** start of AVAILABLE DATA **

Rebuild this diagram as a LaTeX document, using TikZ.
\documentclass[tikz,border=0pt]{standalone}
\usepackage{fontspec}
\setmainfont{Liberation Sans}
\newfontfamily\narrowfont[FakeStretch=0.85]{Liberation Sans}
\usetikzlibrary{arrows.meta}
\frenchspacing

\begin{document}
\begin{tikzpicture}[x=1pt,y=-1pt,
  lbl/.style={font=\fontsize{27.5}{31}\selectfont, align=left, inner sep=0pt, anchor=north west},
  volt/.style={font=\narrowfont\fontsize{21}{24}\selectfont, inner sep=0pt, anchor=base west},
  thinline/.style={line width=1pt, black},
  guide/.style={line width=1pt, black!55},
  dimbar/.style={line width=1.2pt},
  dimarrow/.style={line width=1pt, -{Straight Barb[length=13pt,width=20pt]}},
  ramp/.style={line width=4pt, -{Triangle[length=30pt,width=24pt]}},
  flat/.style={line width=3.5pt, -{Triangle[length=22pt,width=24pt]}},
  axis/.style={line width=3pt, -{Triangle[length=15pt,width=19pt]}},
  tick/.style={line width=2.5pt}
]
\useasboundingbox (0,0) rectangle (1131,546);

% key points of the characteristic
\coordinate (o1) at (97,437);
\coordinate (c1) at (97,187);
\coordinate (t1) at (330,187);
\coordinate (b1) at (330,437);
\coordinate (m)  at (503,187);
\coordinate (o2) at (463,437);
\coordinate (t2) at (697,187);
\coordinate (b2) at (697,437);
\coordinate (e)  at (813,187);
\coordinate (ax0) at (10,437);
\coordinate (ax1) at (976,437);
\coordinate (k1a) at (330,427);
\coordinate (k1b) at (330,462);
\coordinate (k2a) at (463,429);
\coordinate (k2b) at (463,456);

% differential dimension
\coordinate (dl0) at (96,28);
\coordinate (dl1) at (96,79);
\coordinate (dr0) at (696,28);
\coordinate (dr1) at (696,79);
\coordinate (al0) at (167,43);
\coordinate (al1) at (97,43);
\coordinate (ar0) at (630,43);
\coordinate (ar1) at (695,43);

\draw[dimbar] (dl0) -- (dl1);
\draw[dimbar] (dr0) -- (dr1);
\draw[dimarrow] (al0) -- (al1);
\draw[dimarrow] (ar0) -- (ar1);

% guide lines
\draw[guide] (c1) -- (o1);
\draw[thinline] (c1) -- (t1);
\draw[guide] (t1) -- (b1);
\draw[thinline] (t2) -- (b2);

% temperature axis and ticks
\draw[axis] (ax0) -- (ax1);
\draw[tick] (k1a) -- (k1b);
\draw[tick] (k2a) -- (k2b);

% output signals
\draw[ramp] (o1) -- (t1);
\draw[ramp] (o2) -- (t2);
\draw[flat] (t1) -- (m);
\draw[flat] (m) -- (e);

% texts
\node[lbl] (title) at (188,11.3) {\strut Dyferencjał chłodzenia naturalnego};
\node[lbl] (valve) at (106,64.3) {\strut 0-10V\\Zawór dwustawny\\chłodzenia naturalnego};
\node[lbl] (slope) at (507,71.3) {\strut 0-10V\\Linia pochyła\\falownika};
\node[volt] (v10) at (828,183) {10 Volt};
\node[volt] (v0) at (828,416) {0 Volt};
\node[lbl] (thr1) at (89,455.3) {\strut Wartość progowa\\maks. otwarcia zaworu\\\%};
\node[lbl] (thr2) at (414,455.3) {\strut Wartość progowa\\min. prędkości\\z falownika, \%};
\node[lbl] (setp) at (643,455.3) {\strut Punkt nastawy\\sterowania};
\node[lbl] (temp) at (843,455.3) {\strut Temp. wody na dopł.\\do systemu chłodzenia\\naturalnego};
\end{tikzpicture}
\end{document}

** end of AVAILABLE DATA **
** start of AVAILABLE DATA **

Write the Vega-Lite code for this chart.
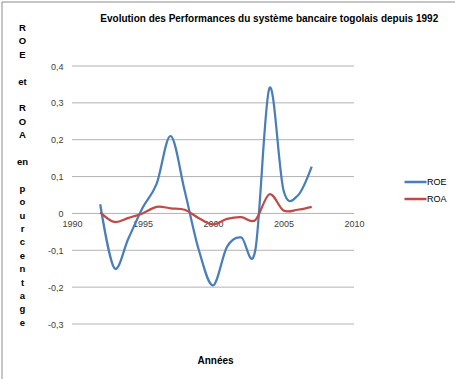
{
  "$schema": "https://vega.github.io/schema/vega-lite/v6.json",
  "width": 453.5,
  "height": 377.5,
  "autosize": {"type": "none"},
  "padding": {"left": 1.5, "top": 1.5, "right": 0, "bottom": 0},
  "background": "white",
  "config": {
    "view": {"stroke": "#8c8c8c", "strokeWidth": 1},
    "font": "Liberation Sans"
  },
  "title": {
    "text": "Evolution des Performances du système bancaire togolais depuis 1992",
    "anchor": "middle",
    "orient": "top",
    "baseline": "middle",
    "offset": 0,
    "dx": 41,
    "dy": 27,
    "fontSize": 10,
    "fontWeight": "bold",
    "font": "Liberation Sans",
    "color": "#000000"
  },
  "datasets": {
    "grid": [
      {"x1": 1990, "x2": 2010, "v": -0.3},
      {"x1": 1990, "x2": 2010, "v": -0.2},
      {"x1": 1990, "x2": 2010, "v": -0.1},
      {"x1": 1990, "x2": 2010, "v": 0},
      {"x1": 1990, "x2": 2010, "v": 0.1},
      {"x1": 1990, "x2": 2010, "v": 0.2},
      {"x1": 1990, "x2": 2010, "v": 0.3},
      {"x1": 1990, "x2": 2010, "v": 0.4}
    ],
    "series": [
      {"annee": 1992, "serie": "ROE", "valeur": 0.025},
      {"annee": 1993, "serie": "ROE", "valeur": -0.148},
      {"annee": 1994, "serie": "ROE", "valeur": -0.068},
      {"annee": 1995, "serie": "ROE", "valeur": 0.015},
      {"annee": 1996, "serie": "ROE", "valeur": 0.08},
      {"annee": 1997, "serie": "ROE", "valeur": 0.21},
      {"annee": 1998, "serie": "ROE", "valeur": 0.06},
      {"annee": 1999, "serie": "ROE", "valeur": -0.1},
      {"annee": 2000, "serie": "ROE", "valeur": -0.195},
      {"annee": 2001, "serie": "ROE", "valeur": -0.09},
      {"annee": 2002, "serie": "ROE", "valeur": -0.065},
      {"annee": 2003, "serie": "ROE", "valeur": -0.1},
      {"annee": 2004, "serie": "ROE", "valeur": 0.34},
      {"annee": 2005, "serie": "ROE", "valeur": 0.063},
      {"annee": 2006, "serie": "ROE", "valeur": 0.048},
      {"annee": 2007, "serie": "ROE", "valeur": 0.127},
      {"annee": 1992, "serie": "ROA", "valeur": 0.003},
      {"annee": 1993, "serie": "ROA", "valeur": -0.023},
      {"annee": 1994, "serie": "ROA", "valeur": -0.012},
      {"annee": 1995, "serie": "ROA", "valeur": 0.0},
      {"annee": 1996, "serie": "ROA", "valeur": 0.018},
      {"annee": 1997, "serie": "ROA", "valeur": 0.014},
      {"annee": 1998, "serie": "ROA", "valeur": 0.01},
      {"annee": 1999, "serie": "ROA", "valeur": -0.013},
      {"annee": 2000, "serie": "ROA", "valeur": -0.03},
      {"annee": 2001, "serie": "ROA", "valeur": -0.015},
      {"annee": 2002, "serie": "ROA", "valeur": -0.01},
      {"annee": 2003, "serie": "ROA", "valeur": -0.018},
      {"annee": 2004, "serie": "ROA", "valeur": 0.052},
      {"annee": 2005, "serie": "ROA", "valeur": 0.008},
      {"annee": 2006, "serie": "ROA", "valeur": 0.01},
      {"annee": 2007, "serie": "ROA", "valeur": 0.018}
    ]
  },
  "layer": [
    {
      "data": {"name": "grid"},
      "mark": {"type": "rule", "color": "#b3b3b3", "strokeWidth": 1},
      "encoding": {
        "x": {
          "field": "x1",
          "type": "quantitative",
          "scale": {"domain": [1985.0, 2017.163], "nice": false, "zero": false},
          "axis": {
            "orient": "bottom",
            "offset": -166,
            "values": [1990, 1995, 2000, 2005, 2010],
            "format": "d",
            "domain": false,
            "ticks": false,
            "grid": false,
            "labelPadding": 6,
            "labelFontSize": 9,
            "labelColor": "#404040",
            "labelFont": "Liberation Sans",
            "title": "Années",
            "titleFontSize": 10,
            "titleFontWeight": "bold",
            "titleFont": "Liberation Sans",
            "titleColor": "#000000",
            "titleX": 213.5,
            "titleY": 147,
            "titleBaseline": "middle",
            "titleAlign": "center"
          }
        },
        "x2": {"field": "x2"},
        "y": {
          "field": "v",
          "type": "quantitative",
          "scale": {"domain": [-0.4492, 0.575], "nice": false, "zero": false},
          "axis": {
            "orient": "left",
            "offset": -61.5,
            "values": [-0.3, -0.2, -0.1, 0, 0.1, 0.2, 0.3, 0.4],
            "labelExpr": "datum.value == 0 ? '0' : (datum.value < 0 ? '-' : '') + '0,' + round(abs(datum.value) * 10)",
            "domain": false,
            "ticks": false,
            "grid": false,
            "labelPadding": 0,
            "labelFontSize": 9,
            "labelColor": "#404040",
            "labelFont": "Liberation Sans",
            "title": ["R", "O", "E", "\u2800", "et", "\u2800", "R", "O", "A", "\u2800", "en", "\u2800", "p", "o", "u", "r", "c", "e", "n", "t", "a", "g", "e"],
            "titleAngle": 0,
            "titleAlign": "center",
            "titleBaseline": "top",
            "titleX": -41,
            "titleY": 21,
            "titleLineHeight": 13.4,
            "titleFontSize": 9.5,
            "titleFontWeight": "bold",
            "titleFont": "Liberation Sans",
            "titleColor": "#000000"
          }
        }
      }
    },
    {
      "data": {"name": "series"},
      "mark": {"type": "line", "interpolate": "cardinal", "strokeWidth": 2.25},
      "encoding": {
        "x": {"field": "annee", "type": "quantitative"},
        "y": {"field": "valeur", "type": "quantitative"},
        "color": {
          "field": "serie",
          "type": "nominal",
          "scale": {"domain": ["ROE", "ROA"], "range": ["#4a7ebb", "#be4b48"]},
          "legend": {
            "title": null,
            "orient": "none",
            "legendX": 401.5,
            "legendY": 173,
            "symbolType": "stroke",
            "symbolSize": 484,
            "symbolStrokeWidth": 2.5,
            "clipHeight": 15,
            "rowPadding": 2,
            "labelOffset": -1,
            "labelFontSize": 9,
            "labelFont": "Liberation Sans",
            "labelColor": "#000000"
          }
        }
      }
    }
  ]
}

** end of AVAILABLE DATA **

**TO BE DONE:** For the listing above, give the number of lines in which the string "this" occurs, and nothing else.

**FINAL RESULT:** 2